Troubleshooting cluster wide performance slow downs

(Jeff Moyer) #1


We have a 15 node cluster and have been experiencing intermittent cluster
wide performance issues that last for between 1 and 5 minutes.

ES 1.1.0

We started seeing this after upgrading from .0.9.3 to .1.1.0, although we
have also made many other changes around the same time.

It seems to happen about every other day. We start logging slow queries
(for queries that normally run 5ms to 20ms) with times in the several
hundred ms range for 10 to 15 seconds on all nodes, then the performance
drops to several seconds. Once this happens our open contexts climb from in
the hundreds to over 300K. At this point all of our queues fill up and we
log many
rejected execution (queue capacity 1000)".

This usually lasts for 2-3 minutes and then everything recovers. Our
clients time-out after 5 seconds and retry a couple of times contributing
to the rapid queue build up.

This has been happening during our lowest query rate times, it has not
occurred during our busiest times (which are many times greater query rate).

We have marvel installed and several other OS performance monitoring tools.

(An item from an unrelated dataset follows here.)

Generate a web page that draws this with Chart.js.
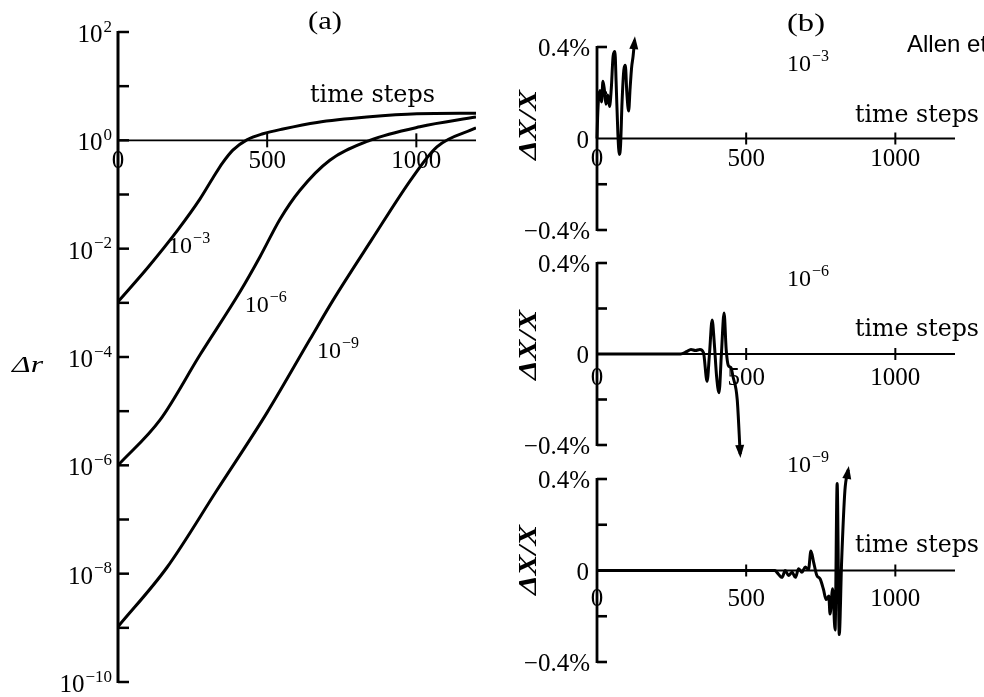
<!DOCTYPE html>
<html>
<head>
<meta charset="utf-8">
<script src="https://cdn.jsdelivr.net/npm/chart.js@4.4.0/dist/chart.umd.min.js"></script>
<style>
  body { margin: 0; background: #fff; }
  #wrap { position: relative; width: 984px; height: 697px; overflow: hidden; }
  #wrap canvas { position: absolute; left: 0; top: 0; }
</style>
</head>
<body>
<div id="wrap">
  <canvas id="panelA" width="984" height="697"></canvas>
  <canvas id="sub1" width="984" height="697"></canvas>
  <canvas id="sub2" width="984" height="697"></canvas>
  <canvas id="sub3" width="984" height="697"></canvas>
</div>
<script>
// ---- data ----
const stepTicks = [0, 500, 1000];
const drExpTicks = [2, 1, 0, -1, -2, -3, -4, -5, -6, -7, -8, -9, -10];
const pctTicks = [0.4, 0.2, 0, -0.2, -0.4];
const perturbations = ['−3', '−6', '−9'];

// (a) Δr against time steps
const drSteps3 = [0, 100, 200, 275, 320, 350, 385, 432, 486, 553, 667, 834, 1002, 1200];
const drValues3 = [1.05e-3, 4.5e-3, 2.2e-2, 8.3e-2, 0.21, 0.38, 0.66, 1.02, 1.32, 1.62, 2.14, 2.69, 3.09, 3.16];
const drSteps6 = [0, 141, 275, 409, 476, 543, 610, 710, 844, 1012, 1200];
const drValues6 = [1.0e-6, 6.9e-6, 1.1e-4, 1.6e-3, 7.1e-3, 3.5e-2, 0.12, 0.43, 1.0, 1.78, 2.69];
const drSteps9 = [0, 164, 332, 499, 643, 720, 850, 988, 1069, 1200];
const drValues9 = [1.05e-9, 1.3e-8, 3.5e-7, 9.3e-6, 2.1e-4, 1.1e-3, 1.45e-2, 0.21, 0.76, 1.7];

// (b) Δx/x in percent
const pctSteps3 = [0, 2, 5, 10, 15, 20, 25, 30, 36, 42, 48, 54, 60, 64, 70, 75, 79, 84, 90, 95, 100, 106, 111, 116, 121, 126];
const pctValues3 = [0, 0.09, 0.17, 0.21, 0.16, 0.25, 0.21, 0.15, 0.19, 0.14, 0.22, 0.36, 0.38, 0.25, 0.02, -0.07, -0.03, 0.16, 0.3, 0.32, 0.2, 0.12, 0.22, 0.31, 0.36, 0.43];
const pctSteps6 = [0, 280, 300, 315, 330, 345, 357, 369, 377, 386, 393, 401, 409, 417, 426, 433, 440, 449, 456, 470, 480];
const pctValues6 = [0, 0, 0.01, 0.02, 0.015, 0.02, 0.005, -0.12, 0, 0.15, 0.05, -0.1, -0.17, 0, 0.18, 0.02, -0.05, -0.06, -0.1, -0.2, -0.44];
const pctSteps9 = [0, 597, 603, 620, 631, 642, 654, 665, 676, 687, 698, 709, 717, 726, 737, 748, 759, 768, 777, 781, 790, 798, 805, 812, 820, 831, 842];
const pctValues9 = [0, 0, -0.008, -0.03, 0, -0.022, -0.008, -0.03, 0.008, -0.008, 0.015, 0.005, 0.085, 0.037, -0.022, -0.037, -0.082, -0.127, -0.112, -0.19, -0.08, -0.26, 0.38, -0.28, 0.04, 0.35, 0.44];

// ---- drawing helpers ----
const SERIF = "'Liberation Serif', serif";
const W = 984, H = 697;

function put(ctx, s, x, y, font, align, fitW) {
  ctx.save();
  ctx.font = font;
  ctx.textAlign = 'left';
  ctx.textBaseline = 'alphabetic';
  const w = ctx.measureText(s).width;
  const k = fitW ? fitW / w : 1;
  const left = align === 'right' ? x - w * k : align === 'center' ? x - w * k / 2 : x;
  ctx.translate(left, y);
  ctx.scale(k, 1);
  ctx.fillText(s, 0, 0);
  ctx.restore();
  return w * k;
}

// "10" with a raised exponent
function pow10(ctx, exp, x, y, size, align) {
  const eSize = Math.round(size * 0.68);
  ctx.save();
  ctx.font = size + 'px ' + SERIF;
  const wb = ctx.measureText('10').width;
  ctx.font = eSize + 'px ' + SERIF;
  const we = ctx.measureText(exp).width;
  ctx.restore();
  const left = align === 'right' ? x - wb - we - 1 : x;
  put(ctx, '10', left, y, size + 'px ' + SERIF, 'left');
  put(ctx, exp, left + wb + 1, y - size * 0.42, eSize + 'px ' + SERIF, 'left');
}

function line(ctx, x1, y1, x2, y2, lw) {
  ctx.lineWidth = lw;
  ctx.beginPath();
  ctx.moveTo(x1, y1);
  ctx.lineTo(x2, y2);
  ctx.stroke();
}

// filled arrow head at the last point of a dataset, pointing along its last segment
function arrowHead(ctx, a, b) {
  const ang = Math.atan2(b.y - a.y, b.x - a.x);
  const len = 13, half = 4.5;
  const tx = b.x + Math.cos(ang) * 4, ty = b.y + Math.sin(ang) * 4;
  ctx.beginPath();
  ctx.moveTo(tx, ty);
  ctx.lineTo(tx - Math.cos(ang) * len - Math.sin(ang) * half, ty - Math.sin(ang) * len + Math.cos(ang) * half);
  ctx.lineTo(tx - Math.cos(ang) * len + Math.sin(ang) * half, ty - Math.sin(ang) * len - Math.cos(ang) * half);
  ctx.closePath();
  ctx.fill();
}

function pts(steps, vals) {
  return steps.map((s, i) => ({ x: s, y: vals[i] }));
}

const baseOptions = (box) => ({
  responsive: false,
  animation: false,
  events: [],
  layout: { padding: { left: box.left, right: W - box.right, top: box.top, bottom: H - box.bottom } },
  plugins: { legend: { display: false }, tooltip: { enabled: false } }
});

// ---- panel (a) ----
const boxA = { left: 118, right: 476, top: 32, bottom: 682 };
const curveLabelsA = [
  { step: 168, dr: 1.2e-2 },
  { step: 425, dr: 1.0e-3 },
  { step: 667, dr: 1.4e-4 }
];

const axesA = {
  id: 'axesA',
  afterDraw(chart) {
    const ctx = chart.ctx, xs = chart.scales.x, ys = chart.scales.y;
    ctx.save();
    ctx.strokeStyle = '#000';
    ctx.fillStyle = '#000';
    const x0 = xs.getPixelForValue(0);
    const yTop = ys.getPixelForValue(1e2), yBot = ys.getPixelForValue(1e-10);
    line(ctx, x0, yTop - 1, x0, yBot + 1, 3);
    drExpTicks.forEach(e => {
      const y = ys.getPixelForValue(Math.pow(10, e));
      line(ctx, x0, y, x0 + 11, y, 2.5);
      if (e % 2 === 0) pow10(ctx, e < 0 ? '−' + (-e) : String(e), 112, y + 10, 25, 'right');
    });
    const y1 = ys.getPixelForValue(1);
    line(ctx, x0, y1, xs.getPixelForValue(1200), y1, 1.8);
    stepTicks.forEach(s => {
      const x = xs.getPixelForValue(s);
      if (s > 0) line(ctx, x, y1 - 7, x, y1 + 7, 2);
      put(ctx, String(s), x, y1 + 28, '25px ' + SERIF, 'center');
    });
    curveLabelsA.forEach((c, i) => {
      pow10(ctx, perturbations[i], xs.getPixelForValue(c.step), ys.getPixelForValue(c.dr) + 9, 24, 'left');
    });
    put(ctx, 'time steps', 310, 102, '24px DejaVu Serif, serif', 'left', 125);
    put(ctx, '(a)', 308, 29, '25px ' + SERIF, 'left', 34);
    put(ctx, 'Δr', 12, 372, 'italic 24px ' + SERIF, 'left', 31);
    ctx.restore();
  }
};

const seriesA = [[drSteps3, drValues3], [drSteps6, drValues6], [drSteps9, drValues9]];
new Chart(document.getElementById('panelA'), {
  type: 'line',
  data: {
    datasets: seriesA.map(([s, v], i) => ({
      label: '10' + perturbations[i],
      data: pts(s, v),
      borderColor: '#000',
      borderWidth: 3,
      pointRadius: 0,
      cubicInterpolationMode: 'monotone'
    }))
  },
  options: Object.assign(baseOptions(boxA), {
    scales: {
      x: { type: 'linear', min: 0, max: 1200, display: false },
      y: { type: 'logarithmic', min: 1e-10, max: 1e2, display: false }
    }
  }),
  plugins: [axesA]
});

// ---- panel (b): three stacked strips ----
const subs = [
  { id: 'sub1', steps: pctSteps3, vals: pctValues3, top: 47, bottom: 230,
    xLab: 27, tsY: 122, tagY: 71, ylabY: 125, title: true },
  { id: 'sub2', steps: pctSteps6, vals: pctValues6, top: 263, bottom: 445,
    xLab: 31, tsY: 336, tagY: 286, ylabY: 345 },
  { id: 'sub3', steps: pctSteps9, vals: pctValues9, top: 479, bottom: 662,
    xLab: 35, tsY: 552, tagY: 472, ylabY: 560 }
];

subs.forEach((p, idx) => {
  const box = { left: 597, right: 955, top: p.top, bottom: p.bottom };
  const axes = {
    id: 'axesB' + idx,
    beforeDatasetsDraw(chart) {
      const ctx = chart.ctx, xs = chart.scales.x, ys = chart.scales.y;
      ctx.save();
      ctx.strokeStyle = '#000';
      ctx.fillStyle = '#000';
      const x0 = xs.getPixelForValue(0), yz = ys.getPixelForValue(0);
      line(ctx, x0, ys.getPixelForValue(0.4) - 1, x0, ys.getPixelForValue(-0.4) + 1, 2.8);
      pctTicks.forEach(v => {
        const y = ys.getPixelForValue(v);
        if (v !== 0) line(ctx, x0, y, x0 + 10, y, 2.6);
        const lab = v === 0 ? '0' : (v > 0 ? '' : '−') + Math.abs(v) + '%';
        if (Math.abs(v) !== 0.2) put(ctx, lab, v === 0 ? 589 : 590, y + 9, '25px ' + SERIF, 'right');
      });
      line(ctx, x0, yz, xs.getPixelForValue(1200), yz, 1.8);
      stepTicks.forEach(s => {
        const x = xs.getPixelForValue(s);
        if (s > 0) line(ctx, x, yz - 6, x, yz + 6, 2);
        put(ctx, String(s), x, yz + p.xLab, '25px ' + SERIF, 'center');
      });
      put(ctx, 'time steps', 855, p.tsY, '24px DejaVu Serif, serif', 'left', 124);
      pow10(ctx, perturbations[idx], 787, p.tagY, 24, 'left');
      if (p.title) {
        put(ctx, '(b)', 787, 31, '26px ' + SERIF, 'left', 38);
        put(ctx, 'Allen et al.', 907, 52, "24px 'Liberation Sans', Arial, sans-serif", 'left');
      }
      ctx.save();
      ctx.translate(528, p.ylabY);
      ctx.rotate(-Math.PI / 2);
      put(ctx, 'ΔX/X', 0, 8, 'bold italic 25px ' + SERIF, 'center', 70);
      ctx.restore();
      ctx.restore();
    },
    afterDatasetsDraw(chart) {
      const el = chart.getDatasetMeta(0).data;
      const ctx = chart.ctx;
      ctx.save();
      ctx.fillStyle = '#000';
      arrowHead(ctx, el[el.length - 2], el[el.length - 1]);
      ctx.restore();
    }
  };
  new Chart(document.getElementById(p.id), {
    type: 'line',
    data: {
      datasets: [{
        label: '10' + perturbations[idx],
        data: pts(p.steps, p.vals),
        borderColor: '#000',
        borderWidth: 3,
        clip: false,
        pointRadius: 0,
        cubicInterpolationMode: 'monotone'
      }]
    },
    options: Object.assign(baseOptions(box), {
      scales: {
        x: { type: 'linear', min: 0, max: 1200, display: false },
        y: { type: 'linear', min: -0.4, max: 0.4, display: false }
      }
    }),
    plugins: [axes]
  });
});
</script>
</body>
</html>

We do see a small CPU spike when this happens (from almost nothing to 10%
on 12 cores), but no swapping or high GC activity. Looking through all of
the marvel graphs, other than open contexts going through the roof and
average query latency climbing, everything else looks normal and really low
utilization compared to our busy times. No large merging, no increase in
indexing activity, etc.

We have been through our application logs looking for for unusual query
activity and I have captured wire data from every server on port 9200
during an occurrence and combed through the incoming search activity and
have not been able to find anything to correlate to the cluster behaviour.

Any advice on methods to troubleshoot this appreciated!